--- Supplied data ---

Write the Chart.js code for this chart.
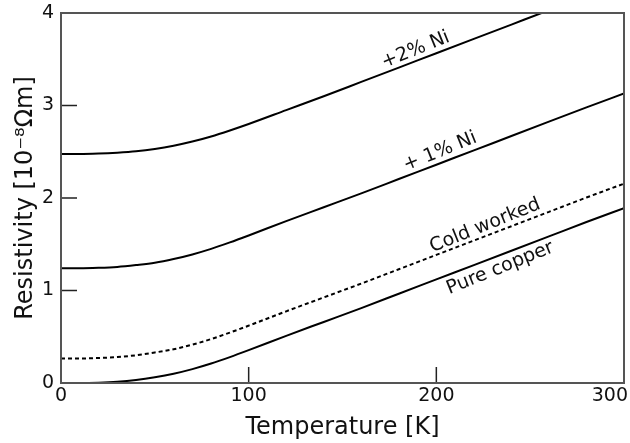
<!DOCTYPE html>
<html>
<head>
<meta charset="utf-8">
<script src="https://cdn.jsdelivr.net/npm/chart.js@4.4.1/dist/chart.umd.min.js"></script>
<style>
  html, body { margin: 0; padding: 0; background: #fff; }
  #wrap { width: 630px; height: 443px; }
</style>
</head>
<body>
<div id="wrap"><canvas id="chart" width="630" height="443"></canvas></div>
<script>
// Temperature grid [K]
const temps = [0, 10, 20, 30, 40, 50, 60, 70, 80, 90, 100, 120, 140, 160, 180, 200, 220, 240, 260, 280, 300];

// Resistivity [10^-8 Ohm m]
const pureCopper = [0, 0.0, 0.004, 0.014, 0.033, 0.062, 0.10, 0.15, 0.21, 0.28, 0.355, 0.51, 0.66, 0.81, 0.965, 1.12, 1.275, 1.43, 1.585, 1.74, 1.89];
const coldWorked = [0.265, 0.265, 0.27, 0.28, 0.30, 0.33, 0.365, 0.415, 0.475, 0.545, 0.62, 0.775, 0.925, 1.075, 1.23, 1.385, 1.54, 1.695, 1.85, 2.005, 2.155];
const nickel1 = [1.24, 1.24, 1.245, 1.255, 1.275, 1.30, 1.34, 1.39, 1.45, 1.52, 1.595, 1.75, 1.90, 2.05, 2.205, 2.36, 2.515, 2.67, 2.825, 2.98, 3.13];
const nickel2 = [2.475, 2.475, 2.48, 2.49, 2.505, 2.53, 2.565, 2.61, 2.665, 2.73, 2.80, 2.95, 3.10, 3.255, 3.41, 3.565, 3.72, 3.875, 4.03, 4.18, 4.33];

const xTicks = [0, 100, 200, 300];
const yTicks = [0, 1, 2, 3, 4];

// Curve labels (placed in data coordinates)
const curveLabels = [
  { text: "+2% Ni", t: 189, r: 3.60 },
  { text: "+ 1% Ni", t: 202, r: 2.50 },
  { text: "Cold worked", t: 226, r: 1.70 },
  { text: "Pure copper", t: 234, r: 1.24 },
];

const FONT = "DejaVu Sans";
Chart.defaults.font.family = FONT;

function toPoints(vals) {
  return temps.map((t, i) => ({ x: t, y: vals[i] }));
}

function lineSet(label, vals, dash) {
  return {
    label,
    data: toPoints(vals),
    borderColor: "#000",
    borderWidth: 2,
    borderDash: dash || [],
    pointRadius: 0,
    fill: false,
    cubicInterpolationMode: "monotone",
  };
}

// Frame, inward ticks, x tick labels and curve labels
const decorPlugin = {
  id: "decor",
  afterDatasetsDraw(chart) {
    const { ctx, chartArea: a, scales: { x, y } } = chart;
    ctx.save();

    // inward ticks
    ctx.strokeStyle = "#222";
    ctx.lineWidth = 1.5;
    ctx.beginPath();
    xTicks.forEach((v) => {
      const px = x.getPixelForValue(v);
      ctx.moveTo(px, a.bottom);
      ctx.lineTo(px, a.bottom - 16);
    });
    yTicks.forEach((v) => {
      const py = y.getPixelForValue(v);
      ctx.moveTo(a.left, py);
      ctx.lineTo(a.left + 16, py);
    });
    ctx.stroke();

    // frame
    ctx.strokeStyle = "#555";
    ctx.lineWidth = 2;
    ctx.strokeRect(a.left, a.top, a.right - a.left, a.bottom - a.top);

    // x tick labels, kept inside the canvas
    ctx.fillStyle = "#111";
    ctx.font = `19px "${FONT}"`;
    ctx.textAlign = "center";
    ctx.textBaseline = "top";
    xTicks.forEach((v) => {
      const s = String(v);
      const w = ctx.measureText(s).width;
      const px = Math.min(x.getPixelForValue(v), chart.width - 2 - w / 2);
      ctx.fillText(s, px, a.bottom + 4);
    });

    // curve labels
    ctx.font = `19px "${FONT}"`;
    ctx.textBaseline = "middle";
    curveLabels.forEach((l) => {
      ctx.save();
      ctx.translate(x.getPixelForValue(l.t), y.getPixelForValue(l.r));
      ctx.rotate((-22 * Math.PI) / 180);
      ctx.fillText(l.text, 0, 0);
      ctx.restore();
    });

    ctx.restore();
  },
};

new Chart(document.getElementById("chart"), {
  type: "line",
  data: {
    datasets: [
      lineSet("+2% Ni", nickel2),
      lineSet("+ 1% Ni", nickel1),
      lineSet("Cold worked", coldWorked, [4, 3]),
      lineSet("Pure copper", pureCopper),
    ],
  },
  options: {
    responsive: false,
    animation: false,
    layout: { padding: { top: 13, right: 6, left: 0, bottom: 0 } },
    plugins: { legend: { display: false }, tooltip: { enabled: false } },
    scales: {
      x: {
        type: "linear",
        min: 0,
        max: 300,
        grid: { display: false, drawTicks: false },
        border: { display: false },
        ticks: { display: false, stepSize: 100 },
        title: {
          display: true,
          text: "Temperature [K]",
          color: "#111",
          font: { size: 24 },
          padding: { top: 0, bottom: 1 },
        },
        afterFit(s) {
          s.height = 60;
          s.paddingLeft = 0;
          s.paddingRight = 0;
        },
      },
      y: {
        min: 0,
        max: 4,
        grid: { display: false, drawTicks: false },
        border: { display: false },
        ticks: { stepSize: 1, padding: 7, color: "#111", font: { size: 19 } },
        title: {
          display: true,
          text: "Resistivity [10⁻⁸Ωm]",
          color: "#111",
          font: { size: 24 },
          padding: { top: 11, bottom: 0 },
        },
        afterFit(s) {
          s.width = 61;
          s.paddingTop = 0;
          s.paddingBottom = 0;
        },
      },
    },
  },
  plugins: [decorPlugin],
});
</script>
</body>
</html>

---

● Task brief:
Repeat the material exactly as it reads, without any of its pictures.

● Full response:
Write the Chart.js code for this chart.
<!DOCTYPE html>
<html>
<head>
<meta charset="utf-8">
<script src="https://cdn.jsdelivr.net/npm/chart.js@4.4.1/dist/chart.umd.min.js"></script>
<style>
  html, body { margin: 0; padding: 0; background: #fff; }
  #wrap { width: 630px; height: 443px; }
</style>
</head>
<body>
<div id="wrap"><canvas id="chart" width="630" height="443"></canvas></div>
<script>
// Temperature grid [K]
const temps = [0, 10, 20, 30, 40, 50, 60, 70, 80, 90, 100, 120, 140, 160, 180, 200, 220, 240, 260, 280, 300];

// Resistivity [10^-8 Ohm m]
const pureCopper = [0, 0.0, 0.004, 0.014, 0.033, 0.062, 0.10, 0.15, 0.21, 0.28, 0.355, 0.51, 0.66, 0.81, 0.965, 1.12, 1.275, 1.43, 1.585, 1.74, 1.89];
const coldWorked = [0.265, 0.265, 0.27, 0.28, 0.30, 0.33, 0.365, 0.415, 0.475, 0.545, 0.62, 0.775, 0.925, 1.075, 1.23, 1.385, 1.54, 1.695, 1.85, 2.005, 2.155];
const nickel1 = [1.24, 1.24, 1.245, 1.255, 1.275, 1.30, 1.34, 1.39, 1.45, 1.52, 1.595, 1.75, 1.90, 2.05, 2.205, 2.36, 2.515, 2.67, 2.825, 2.98, 3.13];
const nickel2 = [2.475, 2.475, 2.48, 2.49, 2.505, 2.53, 2.565, 2.61, 2.665, 2.73, 2.80, 2.95, 3.10, 3.255, 3.41, 3.565, 3.72, 3.875, 4.03, 4.18, 4.33];

const xTicks = [0, 100, 200, 300];
const yTicks = [0, 1, 2, 3, 4];

// Curve labels (placed in data coordinates)
const curveLabels = [
  { text: "+2% Ni", t: 189, r: 3.60 },
  { text: "+ 1% Ni", t: 202, r: 2.50 },
  { text: "Cold worked", t: 226, r: 1.70 },
  { text: "Pure copper", t: 234, r: 1.24 },
];

const FONT = "DejaVu Sans";
Chart.defaults.font.family = FONT;

function toPoints(vals) {
  return temps.map((t, i) => ({ x: t, y: vals[i] }));
}

function lineSet(label, vals, dash) {
  return {
    label,
    data: toPoints(vals),
    borderColor: "#000",
    borderWidth: 2,
    borderDash: dash || [],
    pointRadius: 0,
    fill: false,
    cubicInterpolationMode: "monotone",
  };
}

// Frame, inward ticks, x tick labels and curve labels
const decorPlugin = {
  id: "decor",
  afterDatasetsDraw(chart) {
    const { ctx, chartArea: a, scales: { x, y } } = chart;
    ctx.save();

    // inward ticks
    ctx.strokeStyle = "#222";
    ctx.lineWidth = 1.5;
    ctx.beginPath();
    xTicks.forEach((v) => {
      const px = x.getPixelForValue(v);
      ctx.moveTo(px, a.bottom);
      ctx.lineTo(px, a.bottom - 16);
    });
    yTicks.forEach((v) => {
      const py = y.getPixelForValue(v);
      ctx.moveTo(a.left, py);
      ctx.lineTo(a.left + 16, py);
    });
    ctx.stroke();

    // frame
    ctx.strokeStyle = "#555";
    ctx.lineWidth = 2;
    ctx.strokeRect(a.left, a.top, a.right - a.left, a.bottom - a.top);

    // x tick labels, kept inside the canvas
    ctx.fillStyle = "#111";
    ctx.font = `19px "${FONT}"`;
    ctx.textAlign = "center";
    ctx.textBaseline = "top";
    xTicks.forEach((v) => {
      const s = String(v);
      const w = ctx.measureText(s).width;
      const px = Math.min(x.getPixelForValue(v), chart.width - 2 - w / 2);
      ctx.fillText(s, px, a.bottom + 4);
    });

    // curve labels
    ctx.font = `19px "${FONT}"`;
    ctx.textBaseline = "middle";
    curveLabels.forEach((l) => {
      ctx.save();
      ctx.translate(x.getPixelForValue(l.t), y.getPixelForValue(l.r));
      ctx.rotate((-22 * Math.PI) / 180);
      ctx.fillText(l.text, 0, 0);
      ctx.restore();
    });

    ctx.restore();
  },
};

new Chart(document.getElementById("chart"), {
  type: "line",
  data: {
    datasets: [
      lineSet("+2% Ni", nickel2),
      lineSet("+ 1% Ni", nickel1),
      lineSet("Cold worked", coldWorked, [4, 3]),
      lineSet("Pure copper", pureCopper),
    ],
  },
  options: {
    responsive: false,
    animation: false,
    layout: { padding: { top: 13, right: 6, left: 0, bottom: 0 } },
    plugins: { legend: { display: false }, tooltip: { enabled: false } },
    scales: {
      x: {
        type: "linear",
        min: 0,
        max: 300,
        grid: { display: false, drawTicks: false },
        border: { display: false },
        ticks: { display: false, stepSize: 100 },
        title: {
          display: true,
          text: "Temperature [K]",
          color: "#111",
          font: { size: 24 },
          padding: { top: 0, bottom: 1 },
        },
        afterFit(s) {
          s.height = 60;
          s.paddingLeft = 0;
          s.paddingRight = 0;
        },
      },
      y: {
        min: 0,
        max: 4,
        grid: { display: false, drawTicks: false },
        border: { display: false },
        ticks: { stepSize: 1, padding: 7, color: "#111", font: { size: 19 } },
        title: {
          display: true,
          text: "Resistivity [10⁻⁸Ωm]",
          color: "#111",
          font: { size: 24 },
          padding: { top: 11, bottom: 0 },
        },
        afterFit(s) {
          s.width = 61;
          s.paddingTop = 0;
          s.paddingBottom = 0;
        },
      },
    },
  },
  plugins: [decorPlugin],
});
</script>
</body>
</html>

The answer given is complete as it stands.